After spring, consider these blooms for the garden.
If you think bulbs and recall only the hardy spring-flowering daffodils and tulips, your garden is missing the wonderful colors and fragrances of the tender summer-flowering species, from Achimenes to Zantedeschia.
Achimenes are commonly called orchid pansies. They like shade, are great hanging basket plants and like a moist medium. They are in the African violet family. Colors are shades of blue, pink to purple and white.
Zantedeschia, commonly named calla lily, have a wide range of sizes and colors, not just the big white ones (aethiopica) used in floral arrangements. The calla lilies are less than 2 feet tall. Many have spotted leaves. Colors in the smaller species and hybrids include white, but can be purple, orange, cranberry-red, near black and bright yellow. Callas must be dug in the fall and stored in dry peatmoss or the winter.
Dahlias are probably the most popular of the tender bulbs (they actually are tubers). They may be a few inches tall to several feet. Years ago there was an annual fall flower show in the Asbury Park Convention Hall sponsored by the Monmouth-Elberon Horticultural Society in which the members competed with dinner-plate size blooms from disbudded plants that grew several feet tall. The society was formed in the early 20th century by estategardeners who
managed the big wonderful gardens once seen in Monmouth County.
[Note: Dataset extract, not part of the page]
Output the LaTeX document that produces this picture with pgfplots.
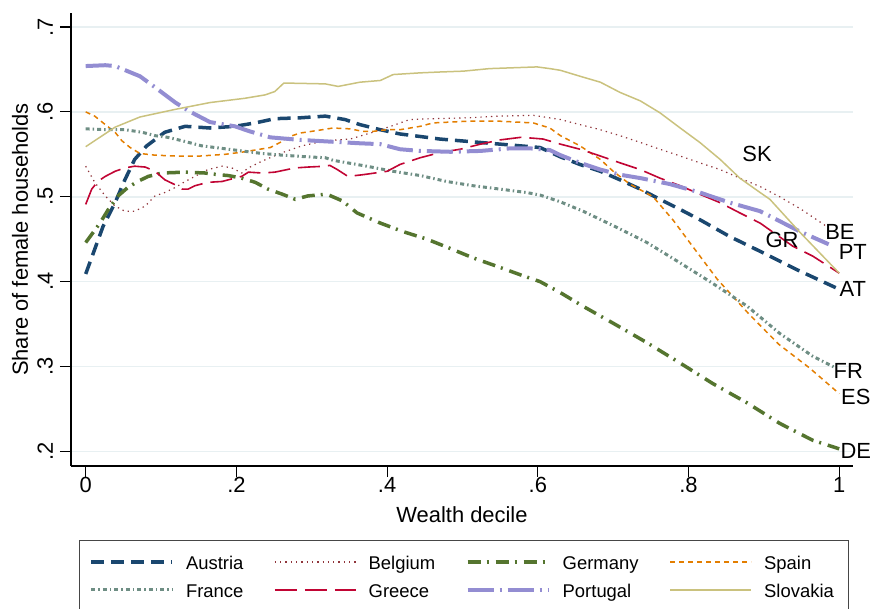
\documentclass[border=0pt]{standalone}
\usepackage{pgfplots}
\pgfplotsset{compat=1.18}
\usepackage{fontspec}
\setmainfont{Liberation Sans}
\definecolor{cnavy}{RGB}{26,71,111}
\definecolor{cmaroon}{RGB}{144,53,59}
\definecolor{cgreen}{RGB}{85,117,47}
\definecolor{corange}{RGB}{227,126,0}
\definecolor{cteal}{RGB}{110,142,132}
\definecolor{ccran}{RGB}{193,5,52}
\definecolor{clav}{RGB}{147,141,210}
\definecolor{ckhaki}{RGB}{202,194,126}
\definecolor{gridc}{RGB}{232,240,242}
\definecolor{legframe}{RGB}{70,70,70}
\tikzset{
  austria/.style={color=cnavy, line width=3.5bp, dash pattern=on 13bp off 7bp},
  belgium/.style={color=cmaroon, line width=1.2bp, dash pattern=on 1.3bp off 4bp},
  germany/.style={color=cgreen, line width=3.5bp, dash pattern=on 13bp off 6bp on 2bp off 7bp},
  spain/.style={color=corange, line width=1.5bp, dash pattern=on 5bp off 4bp},
  france/.style={color=cteal, line width=3bp, dash pattern=on 4bp off 3bp on 1.5bp off 3bp},
  greece/.style={color=ccran, line width=1.6bp, dash pattern=on 22bp off 8bp},
  portugal/.style={color=clav, line width=4bp, dash pattern=on 26bp off 6bp on 2bp off 6bp},
  slovakia/.style={color=ckhaki, line width=1.5bp},
}
\newcommand{\lf}{\fontsize{22}{26}\selectfont}
\begin{document}
\begin{tikzpicture}
\begin{axis}[
  at={(0,0)}, anchor=south west,
  scale only axis, width=782bp, height=453bp,
  xmin=-0.0195, xmax=1.0183, ymin=0.18276, ymax=0.71653,
  axis x line*=bottom, axis y line*=left,
  axis line style={line width=1.2bp, black},
  tick align=outside, major tick length=11bp,
  every tick/.style={line width=1.2bp, black},
  xtick={0,0.2,0.4,0.6,0.8,1}, xticklabels={0,.2,.4,.6,.8,1},
  ytick={0.2,0.3,0.4,0.5,0.6,0.7}, yticklabels={.2,.3,.4,.5,.6,.7},
  minor tick num=0,
  ymajorgrids, major grid style={line width=1.5bp, color=gridc},
  font=\lf,
  ticklabel style={font=\lf},
  /pgf/number format/assume math mode=true,
  xticklabel style={anchor=north, inner sep=0pt},
  yticklabel style={rotate=90, anchor=south, inner sep=0pt},
  yticklabel shift=7bp,
  xlabel={Wealth decile}, ylabel={Share of female households},
  xlabel style={at={([yshift=-49bp]axis description cs:0.5,0)}, anchor=center, font=\lf},
  ylabel style={at={([xshift=-51bp]axis description cs:0,0.5)}, anchor=center, font=\lf},
  clip=false,
  legend columns=4,
  legend cell align=left,
  legend style={at={([xshift=8bp,yshift=-74bp]axis description cs:0,0)}, anchor=north west,
    draw=legframe, line width=1.2bp, inner xsep=10bp, inner ysep=15.5bp,
    font=\fontsize{18.5}{22}\selectfont, column sep=0pt, row sep=13bp,
    nodes={inner sep=0pt}},
  legend image code/.code={\draw[#1] (0bp,1.5bp) -- (81bp,1.5bp);},
]
\addplot[austria] coordinates {(0,.409)(.023,.465)(.039,.493)(.052,.520)(.065,.544)(.081,.560)(.105,.576)(.132,.583)(.165,.581)(.198,.583)(.225,.587)(.251,.592)(.284,.593)(.318,.595)(.344,.591)(.364,.585)(.391,.579)(.417,.574)(.444,.571)(.470,.568)(.510,.565)(.550,.562)(.590,.559)(.603,.558)(.630,.547)(.656,.538)(.683,.530)(.709,.520)(.736,.509)(.762,.497)(.789,.485)(.815,.473)(.855,.453)(.899,.434)(.944,.414)(1,.391)};
\addlegendentry{\hspace{12bp}\makebox[88bp][l]{\rule{0pt}{13bp}Austria}}
\addplot[belgium] coordinates {(0,.536)(.012,.517)(.026,.501)(.039,.489)(.052,.483)(.065,.483)(.079,.489)(.092,.501)(.105,.505)(.119,.511)(.132,.518)(.145,.524)(.162,.532)(.181,.536)(.194,.534)(.207,.528)(.216,.534)(.234,.542)(.261,.552)(.287,.560)(.318,.566)(.351,.568)(.381,.576)(.408,.584)(.430,.591)(.461,.592)(.506,.593)(.550,.595)(.594,.596)(.630,.591)(.656,.585)(.683,.579)(.709,.572)(.736,.564)(.762,.556)(.789,.548)(.815,.540)(.842,.532)(.868,.522)(.895,.512)(.921,.500)(.950,.485)(.985,.464)};
\addlegendentry{\hspace{12bp}\makebox[97bp][l]{\rule{0pt}{13bp}Belgium}}
\addplot[germany] coordinates {(0,.446)(.019,.469)(.030,.485)(.043,.501)(.056,.511)(.069,.518)(.083,.524)(.101,.528)(.132,.529)(.158,.528)(.176,.526)(.189,.525)(.207,.522)(.225,.517)(.242,.509)(.261,.503)(.278,.497)(.295,.501)(.307,.502)(.320,.503)(.341,.495)(.360,.481)(.391,.469)(.421,.459)(.453,.450)(.484,.439)(.514,.428)(.546,.418)(.577,.408)(.603,.400)(.630,.387)(.660,.371)(.700,.351)(.745,.328)(.789,.304)(.832,.280)(.878,.257)(.921,.233)(.965,.213)(1,.203)};
\addlegendentry{\hspace{12bp}\makebox[107bp][l]{\rule{0pt}{13bp}Germany}}
\addplot[spain] coordinates {(0,.600)(.012,.595)(.026,.585)(.039,.576)(.048,.566)(.059,.558)(.072,.551)(.092,.549)(.119,.548)(.152,.548)(.185,.550)(.211,.553)(.231,.556)(.245,.558)(.258,.564)(.271,.571)(.284,.575)(.307,.578)(.328,.581)(.351,.580)(.368,.577)(.381,.577)(.400,.579)(.417,.579)(.444,.583)(.461,.587)(.484,.588)(.506,.589)(.550,.589)(.594,.587)(.616,.581)(.630,.572)(.656,.560)(.683,.544)(.700,.530)(.722,.515)(.753,.500)(.780,.472)(.800,.448)(.838,.403)(.880,.362)(.920,.326)(.961,.298)(1,.268)};
\addlegendentry{\hspace{12bp}\makebox[74bp][l]{\rule{0pt}{13bp}Spain}}
\addplot[france] coordinates {(0,.580)(.030,.579)(.052,.579)(.075,.576)(.092,.572)(.109,.570)(.128,.566)(.154,.560)(.181,.557)(.207,.554)(.234,.551)(.261,.549)(.295,.547)(.318,.546)(.328,.543)(.373,.536)(.408,.530)(.444,.525)(.479,.518)(.514,.513)(.550,.509)(.585,.505)(.603,.502)(.630,.494)(.660,.483)(.700,.466)(.745,.446)(.789,.422)(.832,.398)(.878,.371)(.921,.339)(.965,.312)(.994,.299)};
\addlegendentry{\hspace{12bp}\makebox[88bp][l]{\rule{0pt}{13bp}France}}
\addplot[greece] coordinates {(0,.491)(.008,.509)(.016,.518)(.026,.524)(.039,.530)(.052,.534)(.065,.536)(.079,.535)(.092,.530)(.105,.520)(.119,.514)(.128,.509)(.136,.509)(.145,.513)(.162,.517)(.181,.518)(.198,.522)(.207,.524)(.216,.529)(.234,.528)(.251,.529)(.278,.534)(.295,.535)(.318,.536)(.324,.537)(.334,.532)(.348,.524)(.368,.526)(.400,.530)(.417,.538)(.444,.546)(.470,.552)(.497,.556)(.524,.562)(.550,.567)(.577,.570)(.594,.569)(.607,.568)(.630,.562)(.656,.556)(.683,.548)(.709,.540)(.736,.532)(.762,.522)(.789,.513)(.815,.503)(.842,.493)(.868,.481)(.895,.469)(.938,.442)(.965,.430)(1,.410)};
\addlegendentry{\hspace{12bp}\makebox[97bp][l]{\rule{0pt}{13bp}Greece}}
\addplot[portugal] coordinates {(0,.654)(.026,.655)(.039,.654)(.072,.642)(.092,.629)(.119,.611)(.139,.600)(.165,.588)(.198,.583)(.218,.577)(.245,.570)(.284,.567)(.324,.565)(.364,.563)(.391,.562)(.417,.556)(.444,.554)(.484,.553)(.524,.554)(.563,.557)(.590,.557)(.616,.555)(.630,.549)(.656,.540)(.683,.532)(.709,.526)(.736,.522)(.775,.515)(.815,.505)(.855,.493)(.895,.483)(.948,.459)(.986,.444)};
\addlegendentry{\hspace{12bp}\makebox[107bp][l]{\rule{0pt}{13bp}Portugal}}
\addplot[slovakia] coordinates {(0,.559)(.039,.582)(.072,.594)(.119,.603)(.165,.611)(.211,.616)(.238,.620)(.251,.624)(.263,.634)(.318,.633)(.335,.630)(.364,.635)(.391,.637)(.408,.644)(.444,.646)(.470,.647)(.501,.648)(.536,.651)(.599,.653)(.616,.651)(.630,.649)(.656,.642)(.683,.635)(.709,.623)(.736,.613)(.762,.599)(.789,.581)(.815,.564)(.842,.544)(.868,.522)(.895,.505)(.908,.497)(.948,.458)(1,.410)};
\addlegendentry{\hspace{12bp}\makebox[74bp][l]{\rule{0pt}{13bp}Slovakia}}
\node[font=\lf] at (axis cs:0.891,0.550) {SK};
\node[font=\lf] at (axis cs:1.001,0.459) {BE};
\node[font=\lf] at (axis cs:0.924,0.449) {GR};
\node[font=\lf] at (axis cs:1.018,0.435) {PT};
\node[font=\lf] at (axis cs:1.018,0.391) {AT};
\node[font=\lf] at (axis cs:1.012,0.295) {FR};
\node[font=\lf] at (axis cs:1.022,0.264) {ES};
\node[font=\lf] at (axis cs:1.022,0.200) {DE};
\end{axis}
\pgfresetboundingbox
\path[use as bounding box] (-71bp,-143bp) rectangle (802bp,466bp);
\end{tikzpicture}
\end{document}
The society sponsored a scholarship to then Monmouth College, which was once one of the great estates of the area.
In 1973 the membership consisted of more than 50 men with just one woman member who was a professional gardener, Ethel Thorsen of Little Silver. (I was an honorary member.) By then men who were amateur gardeners were allowed to become members. The president that year was Peter Burns of West Long Branch.
Dahlias of small stature are more popular now. The Dahlinovas are only 8 inches tall and are suited to pots or edging. Dark foliage types such as old Bishop of Llandaff with bright red flowers, make good contrast plants. These grow to about 3 feet. There are cactus types and anemone types. Colors range through reds, yellows and purples, many bicolors, plus white. No blues in this genus.
Beautiful foliage for the shade garden is provided by Caladiums, most with white combined with contrasting pink, green and red. Thai Beauty has elongated leaves with wavy edges, hot pink with dark green and white veins. These often are combined with tuberous begonias in their lush blooms of pink, red and yellow shades plus white.
Cannas are old-fashion plants that have enjoyed a well-deserved renewal of popularity. When I was young, it was my job to pick the Japanese beetles from my grandfather’s cannas and pinch their heads off! Plants may be 18 inches to 8 feet tall. They must be lifted after frost and the roots stored upside-down in a frost-free place. Striking contrast of leaf and flower is common, with dark purple leaves with bright red flowers, for instance, or soothing peach bloom on clean green leaves.
A clump of Crocosmia makes an outstanding border accent, particularly Lucifer, about 3 feet tall with bright orange-red flowers. These are hardy as a rock and multiply readily. They should be dug and divided every two years at least. Colors are in the yellow, orange, red range. Foliage is similar to that of gladiolus.
Everyone is familiar with gladiolus. Those of us who wish to avoid the chore of staking the tall exhibition types can grow the dwarfs that grow 18 to 24 inches.
Japanese iris (I. ensata) enjoy slightly acid, moist soils, even boggy conditions. The flowers may be up to 10 inches in diameter on stems to 30 to 36 inches. Colors are blue, purple, pink and white.
Kniphofia or red-hot-poker may be considered coarse in its typical red and yellow blooms, but is less obtrusive in creamy white, ivory and yellow. These are very hardy and will form large clumps that need dividing only after several years in the garden.
There are many more corms, tubers and bulbs that flower in summer, among them lilies, which would take another whole column to describe.